Tuesday, May 29, 2012

1 Corinthians 8


             Ah, “Christian liberty.”  That over-used, often abused expression.  Such is the topic of 1 Corinthians chapter 8. 
            The apostle Paul addresses the topic of Christian liberty apparently in response to another question which the congregation in Corinth had sent to him.  He begins, “Now concerning things offered to idols,” but then, it would seem, he digresses for two and a half verses:  “We know that we all have knowledge. Knowledge puffs up, but love edifies.  And if anyone thinks that he knows anything, he knows nothing yet as he ought to know. But if anyone loves God, this one is known by Him.”  In reality, Paul here lays down the principle for how a Christian must approach matters which the Bible does not specifically address: not with pride in his or her ability to understand and apply the Scriptures, but with love for his or her fellow saints.  Paul reaffirms this idea later in this letter, “And though I have the gift of prophecy, and understand all mysteries and all knowledge, and though I have all faith, so that I could remove mountains, but have not love, I am nothing” (I Corinthians 13:2). 

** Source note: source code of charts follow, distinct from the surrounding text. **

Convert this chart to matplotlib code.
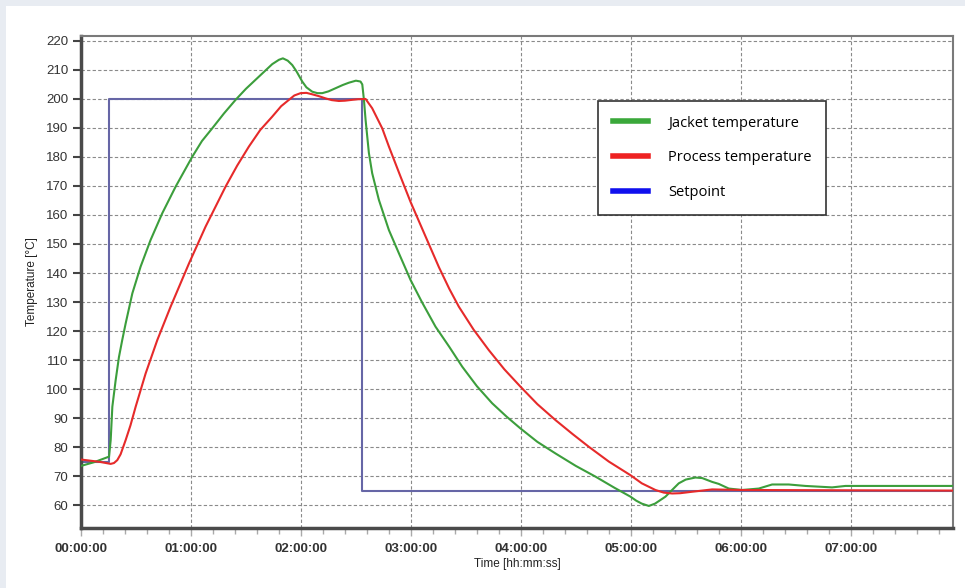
import matplotlib.pyplot as plt
import matplotlib.patches as patches
from matplotlib.ticker import MultipleLocator, FuncFormatter

# time in hours, temperatures in degC
jacket_t = [0.0, 0.12, 0.255, 0.27, 0.285, 0.315, 0.345, 0.375, 0.406, 0.467, 0.542,
            0.633, 0.739, 0.861, 1.012, 1.1, 1.194, 1.3, 1.406, 1.5, 1.618, 1.739,
            1.8, 1.836, 1.88, 1.921, 1.96, 2.012, 2.05, 2.103, 2.15, 2.194, 2.25,
            2.315, 2.38, 2.436, 2.5, 2.542, 2.558, 2.573, 2.588, 2.618, 2.648, 2.709,
            2.8, 2.891, 2.997, 3.1, 3.224, 3.35, 3.467, 3.6, 3.739, 3.87, 3.997,
            4.15, 4.315, 4.5, 4.679, 4.85, 4.997, 5.05, 5.1, 5.164, 5.22, 5.315,
            5.37, 5.436, 5.5, 5.588, 5.65, 5.739, 5.8, 5.891, 6.012, 6.164, 6.285,
            6.436, 6.588, 6.83, 6.952, 7.93]
jacket_v = [73.5, 74.8, 76.7, 82.4, 93.9, 103.0, 111.0, 116.9, 122.6, 133.0, 142.2,
            151.4, 160.6, 169.8, 180.1, 185.5, 189.9, 195.0, 199.7, 203.5, 207.7, 212.0,
            213.5, 214.0, 213.2, 211.7, 209.5, 206.0, 204.0, 202.5, 202.0, 202.0, 202.6,
            203.7, 204.8, 205.6, 206.3, 206.0, 205.0, 199.7, 192.8, 181.4, 174.4, 165.2,
            154.8, 146.8, 137.6, 130.0, 121.5, 114.5, 107.7, 101.0, 95.1, 90.5, 86.4,
            81.8, 77.8, 73.5, 69.8, 66.0, 62.9, 61.5, 60.5, 59.7, 60.5, 62.9,
            65.0, 67.5, 68.8, 69.5, 69.3, 68.0, 67.3, 65.7, 65.2, 65.7, 67.1,
            67.1, 66.6, 66.1, 66.6, 66.6]

process_t = [0.0, 0.17, 0.27, 0.3, 0.33, 0.36, 0.406, 0.45, 0.497, 0.588, 0.694,
             0.815, 0.982, 1.133, 1.315, 1.42, 1.527, 1.63, 1.739, 1.82, 1.891, 1.94,
             1.997, 2.05, 2.103, 2.16, 2.224, 2.28, 2.345, 2.4, 2.467, 2.52, 2.588,
             2.648, 2.739, 2.8, 2.9, 2.997, 3.1, 3.255, 3.35, 3.436, 3.57, 3.709, 3.85,
             3.997, 4.15, 4.315, 4.47, 4.618, 4.8, 4.997, 5.1, 5.224, 5.3, 5.376,
             5.45, 5.558, 5.65, 5.739, 6.01, 7.93]
process_v = [75.7, 74.9, 74.2, 74.5, 75.5, 77.5, 82.4, 87.5, 93.9, 105.4, 116.9,
             128.4, 143.3, 156.0, 169.8, 177.0, 183.6, 189.3, 193.9, 197.5, 199.7, 201.2,
             202.0, 202.1, 201.6, 201.0, 200.2, 199.6, 199.3, 199.4, 199.7, 199.9, 200.0,
             196.8, 189.9, 183.6, 173.8, 164.5, 155.5, 142.0, 134.5, 128.4, 120.5, 113.4, 106.8,
             100.8, 94.8, 89.3, 84.5, 80.1, 75.0, 70.3, 67.5, 65.2, 64.3, 64.0,
             64.1, 64.6, 65.0, 65.4, 65.2, 65.0]

setpoint_t = [0.0, 0.255, 0.255, 2.557, 2.557, 7.93]
setpoint_v = [75, 75, 200, 200, 65, 65]

fig = plt.figure(figsize=(9.65, 5.88), dpi=100)
fig.patch.set_facecolor('#e8ecf2')
fig.patches.append(patches.Rectangle((6 / 965, 0), 1, (588 - 6) / 588,
                                     transform=fig.transFigure, facecolor='white',
                                     edgecolor='none', zorder=-10))

ax = fig.add_axes([81 / 965, (588 - 528) / 588, (953 - 81) / 965, (528 - 36) / 588])
ax.set_facecolor('white')

ax.plot(jacket_t, jacket_v, color='#3c9e3c', lw=1.5, zorder=3)
ax.plot(process_t, process_v, color='#e62a2a', lw=1.5, zorder=4)
ax.plot(setpoint_t, setpoint_v, color='#6666a6', lw=1.5, zorder=2)

ax.set_xlim(0, 7.93)
ax.set_ylim(52.1, 221.7)
ax.xaxis.set_major_locator(MultipleLocator(1))
ax.xaxis.set_minor_locator(MultipleLocator(0.2))
ax.set_yticks(range(60, 221, 10))
ax.xaxis.set_major_formatter(FuncFormatter(lambda x, p: '%02d:00:00' % round(x)))

ax.grid(True, which='major', color='#8a8a8a', ls=(0, (3, 2)), lw=0.8)
ax.set_axisbelow(True)

for s in ['left', 'bottom']:
    ax.spines[s].set_color('#4a4a4a')
    ax.spines[s].set_linewidth(2.5)
for s in ['top', 'right']:
    ax.spines[s].set_color('#7a7a7a')
    ax.spines[s].set_linewidth(1.5)

ax.tick_params(axis='y', length=6, width=1.5, color='#444444', labelsize=9.5,
               labelcolor='#333333', pad=3)
ax.tick_params(axis='x', which='major', length=6, width=1, color='#aaaaaa',
               labelsize=9.5, labelcolor='#333333', pad=5)
ax.tick_params(axis='x', which='minor', length=4, width=1, color='#aaaaaa')
for lab in ax.get_xticklabels():
    lab.set_fontweight('bold')
    lab.set_family('Liberation Sans')
for lab in ax.get_yticklabels():
    lab.set_family('Liberation Sans')

ax.set_ylabel('Temperature [°C]', fontsize=8.5, family='Liberation Sans', color='#222222',
              labelpad=6)
ax.set_xlabel('Time [hh:mm:ss]', fontsize=8.5, family='Liberation Sans', color='#222222',
              labelpad=2)

handles = [plt.Line2D([], [], color='#3aa83a', lw=4),
           plt.Line2D([], [], color='#ee2222', lw=4),
           plt.Line2D([], [], color='#1010ee', lw=4)]
leg = ax.legend(handles, ['Jacket temperature', 'Process temperature', 'Setpoint'],
                loc='upper left', bbox_to_anchor=((598 - 81) / 872, (528 - 101) / 492),
                frameon=True, fancybox=False, edgecolor='#333333', framealpha=1,
                prop={'family': 'Open Sans', 'size': 10.5}, handlelength=2.4,
                handletextpad=1.4, labelspacing=1.36, borderpad=1.0, borderaxespad=0)
leg.get_frame().set_linewidth(1.2)
leg.set_zorder(5)

fig.savefig('out.png', dpi=100, facecolor=fig.get_facecolor())
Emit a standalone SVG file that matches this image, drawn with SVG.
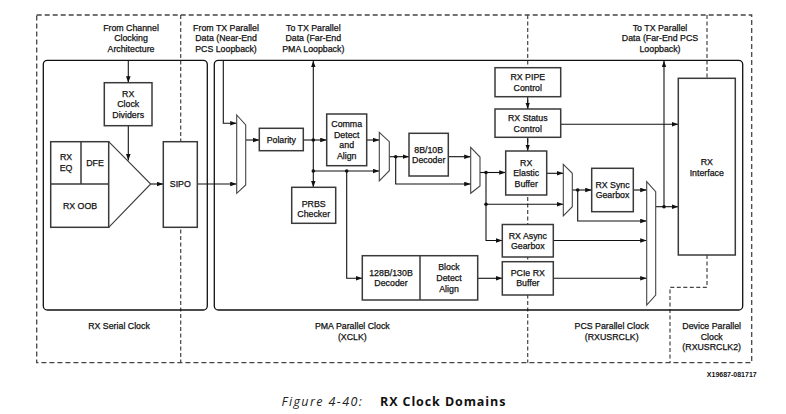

            Then, specifically addressing the question at hand, Paul affirms, “We know that an idol is nothing in the world, and that there is no other God but one.”  Paul’s statement brings to mind Psalm 115, “But our God is in heaven; He does whatever He pleases. Their idols are silver and gold, the work of men’s hands,” or Isaiah 44, where the prophet recounts that pathetic scene in which a man cuts down a tree.  Part of the tree he uses to build a fire to warm himself and to prepare food to fill his empty stomach, and what is left over he carves into a god, to which he bows down and implores, “Deliver me!”  So, knowing that an idol is nothing, Paul reasons, whether or not food has been offered to an idol god is of no account.  The Corinthian believers were free to eat it.
But Paul doesn’t stop there.  He acknowledges that there were some whose convictions did not allow them to eat the food that in principle they were free to eat.  Whether one eats or doesn’t eat does not make him or her more or less acceptable to God, writes Paul, “but beware lest somehow this liberty of yours become a stumbling block to those who are weak.”  It could be, he continues, that seeing you eat food offered to idols is enough to persuade another to violate his conscience in order join you, making you guilty of causing your fellow saint to sin.  “And because of your knowledge shall the weak brother perish, for whom Christ died?  But when you thus sin against the brethren, and wound their weak conscience, you sin against Christ.  Therefore,” Paul asserts, “if food makes my brother stumble, I will never again eat meat, lest I make my brother stumble.”
So how do we apply this principle to our own lives?  By remembering that, at heart, “Christian liberty” does not refer to our freedom to dress as we’d like, drink what we’d like, spend our time as we like, live as we’d like…  It refers to our being set free to love our fellow saints.  To our being set free from serving ourselves to serving our God by loving our fellow believers.  Also, by acknowledging that it is the consciences of others that determine how we will live (I Corinthians 10:29).  That rubs us the wrong way, doesn’t it?  As in chapter 6, we prove ourselves more concerned with our “rights” than ready to face our Christian responsibilities to God and to the neighbor.
So do not treat your liberty as license to live in whatever way you please.  Nor exchange your freedom in Christ for legalism.  Rather, remember: you have been set free to love.